In traditional taxonomy, the classification of green algae typically exclude the land plants, rendering them a paraphyletic group; however it is cladistically accurate to regard land plants as a specialized clade of green algae that had evolved to thrive on dry land, thus making Viridiplantae a monophyletic group. Since the realization that the embryophytes emerged from green algae, some authors are starting to include them.

Viridiplantae species all have cells with cellulose in their cell walls, and primary chloroplasts derived from endosymbiosis with cyanobacteria that contain chlorophylls a and b and lack phycobilins.
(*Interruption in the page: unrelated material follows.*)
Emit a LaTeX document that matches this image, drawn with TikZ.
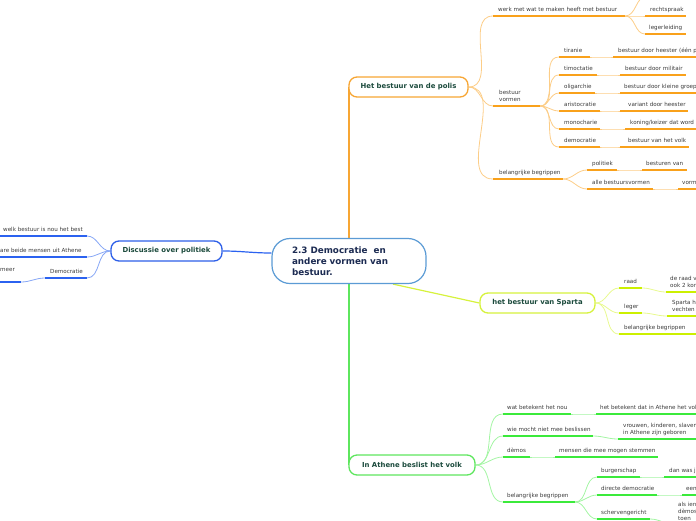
\documentclass[tikz,border=0pt]{standalone}
\usepackage{fontspec}
\setmainfont{DejaVu Sans}
\usepackage{xcolor}
\usetikzlibrary{calc, backgrounds}

% kleuren van de takken
\definecolor{oranjerand}{HTML}{F7A634}
\definecolor{oranjelijn}{HTML}{F9A11B}
\definecolor{oranjedun}{HTML}{FCCD87}
\definecolor{blauwrand}{HTML}{2D5FE8}
\definecolor{blauwlijn}{HTML}{2B62F0}
\definecolor{blauwdun}{HTML}{86A6F5}
\definecolor{centraalrand}{HTML}{5B9BD5}
\definecolor{geelrand}{HTML}{D6F23C}
\definecolor{geellijn}{HTML}{CCF000}
\definecolor{geeldun}{HTML}{E8F98F}
\definecolor{groenrand}{HTML}{5EE65E}
\definecolor{groenlijn}{HTML}{3BEA3B}
\definecolor{groendun}{HTML}{A3F5A3}
\definecolor{titelgroen}{HTML}{1B4A3C}
\definecolor{centraaltekst}{HTML}{1C2B52}
\definecolor{tekstgrijs}{HTML}{3A3A3A}

% een onderstreepte tak: naam, kleur, x-begin, x-eind, y-lijn, x-tekst, tekst
\newcommand{\takregel}[7]{%
    \coordinate (#1-l) at (#3,#5);
    \coordinate (#1-r) at (#4,#5);
    \draw[onderlijn=#2] (#1-l) -- (#1-r);
    \node[klein, anchor=base west] (#1) at (#6,#5-4.5) {#7};
}

\begin{document}
\begin{tikzpicture}[x=1pt, y=-1pt,
    klein/.style={font=\fontsize{5.6}{7}\selectfont, text=tekstgrijs, inner sep=0pt, align=left},
    onderlijn/.style={line width=1.8pt, draw=#1},
    verbind/.style={line width=0.8pt, draw=#1},
    hoofdlijn/.style={line width=1.2pt, draw=#1},
    titel/.style={draw=#1, line width=1.3pt, fill=white, rounded corners=8pt,
        minimum height=20pt, inner xsep=0pt, text=titelgroen,
        font=\fontsize{6.9}{8}\selectfont\bfseries},
    centraal/.style={draw=centraalrand, line width=1.2pt, fill=white, rounded corners=18pt,
        minimum width=154pt, minimum height=45pt, text width=114pt, inner xsep=20pt,
        align=left, text=centraaltekst, font=\fontsize{8.8}{11}\selectfont\bfseries}]

    \useasboundingbox (0,0) rectangle (696,520);
    \clip (0,0) rectangle (696,520);

    % =================================================================
    % 1. HOOFDKNOPEN
    % =================================================================
    \node[centraal] (centraal) at (349,261) {2.3 Democratie~ en\\andere vormen van\\bestuur.};
    \node[titel=oranjerand, minimum width=119pt] (polis) at (408.5,87) {Het bestuur van de polis};
    \node[titel=blauwrand, minimum width=111pt] (discussie) at (166.5,251) {Discussie over politiek};
    \node[titel=geelrand, minimum width=115pt] (sparta) at (537.5,303) {het bestuur van Sparta};
    \node[titel=groenrand, minimum width=126pt] (athene) at (412,465) {In Athene beslist het volk};

    % =================================================================
    % 2. HET BESTUUR VAN DE POLIS
    % =================================================================
    \takregel{werk}{oranjelijn}{493}{625}{16}{498}{werk met wat te maken heeft met bestuur}
    \coordinate (boven-l) at (647,-4);
    \takregel{recht}{oranjelijn}{645}{686}{16}{650}{rechtspraak}
    \takregel{leiding}{oranjelijn}{645}{686}{34}{649}{legerleiding}

    \takregel{vormen}{oranjelijn}{493}{540}{106}{499}{bestuur\\vormen}
    \takregel{tiranie}{oranjelijn}{559}{590}{57}{564}{tiranie}
    \takregel{heester}{oranjelijn}{613}{700}{57}{618}{bestuur door heester (één p}
    \takregel{timo}{oranjelijn}{559}{597}{75}{564}{timoctatie}
    \takregel{militair}{oranjelijn}{620}{686}{75}{625}{bestuur door militair}
    \takregel{oli}{oranjelijn}{559}{595}{93}{564}{oligarchie}
    \takregel{groep}{oranjelijn}{620}{700}{93}{624}{bestuur door kleine groep}
    \takregel{aristo}{oranjelijn}{559}{600}{111}{564}{aristocratie}
    \takregel{variant}{oranjelijn}{620}{688}{111}{628}{variant door heester}
    \takregel{mono}{oranjelijn}{559}{600}{129}{564}{monocharie}
    \takregel{koning}{oranjelijn}{625}{700}{129}{630}{koning/keizer dat word e}
    \takregel{demo}{oranjelijn}{559}{600}{147}{564}{democratie}
    \takregel{volk}{oranjelijn}{620}{689}{147}{628}{bestuur van het volk}

    \takregel{begr1}{oranjelijn}{493}{563}{179}{499}{belangrijke begrippen}
    \takregel{politiek}{oranjelijn}{587}{617}{170}{592}{politiek}
    \takregel{besturen}{oranjelijn}{642}{687}{170}{646}{besturen van}
    \takregel{alle}{oranjelijn}{587}{653}{189}{592}{alle bestuursvormen}
    \takregel{vorm}{oranjelijn}{678}{700}{189}{682}{vorm}

    % =================================================================
    % 3. DISCUSSIE OVER POLITIEK (naar links)
    % =================================================================
    \takregel{welk}{blauwlijn}{-5}{87}{236}{3}{welk bestuur is nou het best}
    \takregel{athener}{blauwlijn}{-5}{87}{257}{0}{are beide mensen uit Athene}
    \takregel{democr}{blauwlijn}{45}{87}{278}{50}{Democratie}
    \coordinate (meer-l) at (-5,282);
    \coordinate (meer-r) at (21,282);
    \draw[onderlijn=blauwlijn] (meer-l) -- (meer-r);
    \node[klein, anchor=base west] (meer) at (0,271) {meer};

    % =================================================================
    % 4. HET BESTUUR VAN SPARTA
    % =================================================================
    \takregel{raad}{geellijn}{619}{642}{288}{624}{raad}
    \takregel{raadk}{geellijn}{666}{700}{292}{670}{de raad v\\ook 2 kon}
    \takregel{leger}{geellijn}{619}{642}{313}{624}{leger}
    \takregel{legerk}{geellijn}{667}{700}{316}{672}{Sparta h\\vechten}
    \takregel{begr2}{geellijn}{619}{700}{334}{624}{belangrijke begrippen}

    % =================================================================
    % 5. IN ATHENE BESLIST HET VOLK
    % =================================================================
    \takregel{nou}{groenlijn}{503}{571}{414}{507}{wat betekent het nou}
    \takregel{nouk}{groenlijn}{596}{700}{414}{600}{het betekent dat in Athene het vol}
    \takregel{wie}{groenlijn}{503}{593}{436}{507}{wie mocht niet mee beslissen}
    \takregel{wiek}{groenlijn}{618}{700}{439}{623}{vrouwen, kinderen, slaven\\in Athene zijn geboren}
    \takregel{demos}{groenlijn}{503}{530}{457}{507}{dèmos}
    \takregel{demosk}{groenlijn}{555}{658}{457}{559}{mensen die mee mogen stemmen}
    \takregel{begr3}{groenlijn}{503}{575}{502}{507}{belangrijke begrippen}
    \takregel{burger}{groenlijn}{597}{640}{477}{601}{burgerschap}
    \takregel{burgerk}{groenlijn}{664}{700}{477}{669}{dan was j}
    \takregel{direct}{groenlijn}{597}{657}{495}{601}{directe democratie}
    \takregel{directk}{groenlijn}{682}{700}{495}{686}{een}
    \takregel{scherven}{groenlijn}{597}{650}{519}{601}{schervengericht}
    \takregel{scherk}{groenlijn}{676}{700}{525}{678}{als ien\\dèmos\\toen}

    % =================================================================
    % 6. VERBINDINGEN (achter de knopen)
    % =================================================================
    \begin{scope}[on background layer]
        % hoofdtakken vanuit het midden
        \draw[hoofdlijn=oranjerand] (centraal.north) -- (centraal.north |- polis.west);
        \draw[hoofdlijn=blauwlijn] (discussie.east) to[out=0, in=180] ($(centraal.west)+(0,-8)$);
        \draw[hoofdlijn=geelrand] ($(centraal.south)+(44,0)$) -- (sparta.west);
        \draw[hoofdlijn=groenrand] (centraal.south) -- (centraal.south |- athene.west);

        % polis
        \foreach \kind in {werk, vormen, begr1}
            \draw[verbind=oranjedun] (polis.east) to[out=0, in=180] (\kind-l);
        \foreach \kind in {boven, recht, leiding}
            \draw[verbind=oranjedun] (werk-r) to[out=0, in=180] (\kind-l);
        \foreach \kind in {tiranie, timo, oli, aristo, mono, demo}
            \draw[verbind=oranjedun] (vormen-r) to[out=0, in=180] (\kind-l);
        \foreach \kind in {politiek, alle}
            \draw[verbind=oranjedun] (begr1-r) to[out=0, in=180] (\kind-l);
        \foreach \ouder/\kind in {tiranie/heester, timo/militair, oli/groep, aristo/variant,
                mono/koning, demo/volk, politiek/besturen, alle/vorm}
            \draw[verbind=oranjedun] (\ouder-r) to[out=0, in=180] (\kind-l);

        % discussie
        \foreach \kind in {welk, athener, democr}
            \draw[verbind=blauwdun] (discussie.west) to[out=180, in=0] (\kind-r);
        \draw[verbind=blauwdun] (democr-l) to[out=180, in=0] (meer-r);

        % sparta
        \foreach \kind in {raad, leger, begr2}
            \draw[verbind=geeldun] (sparta.east) to[out=0, in=180] (\kind-l);
        \foreach \ouder/\kind in {raad/raadk, leger/legerk}
            \draw[verbind=geeldun] (\ouder-r) to[out=0, in=180] (\kind-l);

        % athene
        \foreach \kind in {nou, wie, demos, begr3}
            \draw[verbind=groendun] (athene.east) to[out=0, in=180] (\kind-l);
        \foreach \kind in {burger, direct, scherven}
            \draw[verbind=groendun] (begr3-r) to[out=0, in=180] (\kind-l);
        \foreach \ouder/\kind in {nou/nouk, wie/wiek, demos/demosk, burger/burgerk,
                direct/directk, scherven/scherk}
            \draw[verbind=groendun] (\ouder-r) to[out=0, in=180] (\kind-l);
    \end{scope}

\end{tikzpicture}
\end{document}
In some classification systems, the group has been treated as a kingdom under various names such as Viridiplantae, Chlorobionta or simply the kingdom Plantae (sensu stricto), the lattermost expanding upon the traditional grouping of (land) plants to include all green algae closely and distantly related to Embryophyta. Adl et al., who produced a classification for all eukaryotes in 2005, introduced the name Chloroplastida for this group, reflecting the group having primary chloroplasts, and they rejected the name Viridiplantae on the grounds that some of the species are not plants as understood traditionally. Together with Rhodophyta (red algae), Glaucophyta (grey algae) and other basal groups such as the phagotrophic Rhodelphidia and the picoplanktonic Picozoa (both considered sister to red algae), Viridiplantae belong to the larger primary algae clade Archaeplastida.

== Evolution ==

=== Taxonomy ===

Leliaert et al, 2012 propose the following simplified taxonomy of the Viridiplantae.
- Viridiplantae
  - Chlorophyta
    - core chlorophytes
      - Ulvophyceae
        - Cladophorales
        - Dasycladales
        - Bryopsidales
        - Trentepohliales
        - Ulvales-Ulotrichales
        - Oltmannsiellopsidales
      - Chlorophyceae
        - Oedogoniales
        - Chaetophorales
        - Chaetopeltidales
        - Chlamydomonadales
        - Sphaeropleales
      - Trebouxiophyceae
        - Chlorellales
        - Oocystaceae
        - Microthamniales
        - Trebouxiales
        - Prasiola clade
      - Chlorodendrophyceae
        - Chlorodendrales
      - Pedinophyceae
    - prasinophytes (paraphyletic)
      - Pyramimonadales
      - Mamiellophyceae
      - Pycnococcaceae
      - Nephroselmidophyceae
      - Prasinococcales
      - Palmophyllales
  - Streptophyta
    - Charophytes
      - Mesostigmatophyceae
        - Mesostigmatales
        - Chlorokybales
      - Klebsormidiophyceae
      - Phragmoplastophyta
        - Charophyceae
        - Coleochaetophyceae
        - Zygnematophyceae
        - Embryophyta (land plants)

=== Phylogeny ===

In 2019, a phylogeny based on genomes and transcriptomes from 1,153 plant species was proposed. The placing of algal groups is supported by phylogenies based on genomes from the Mesostigmatophyceae and Chlorokybophyceae that have since been sequenced. Both the "chlorophyte algae" and the "streptophyte algae" are treated as paraphyletic (vertical bars beside phylogenetic tree diagram) in this analysis. The classification of Bryophyta is supported both by Puttick et al. 2018, and by phylogenies involving the hornwort genomes that have also since been sequenced.

Ancestrally, the green algae were flagellates.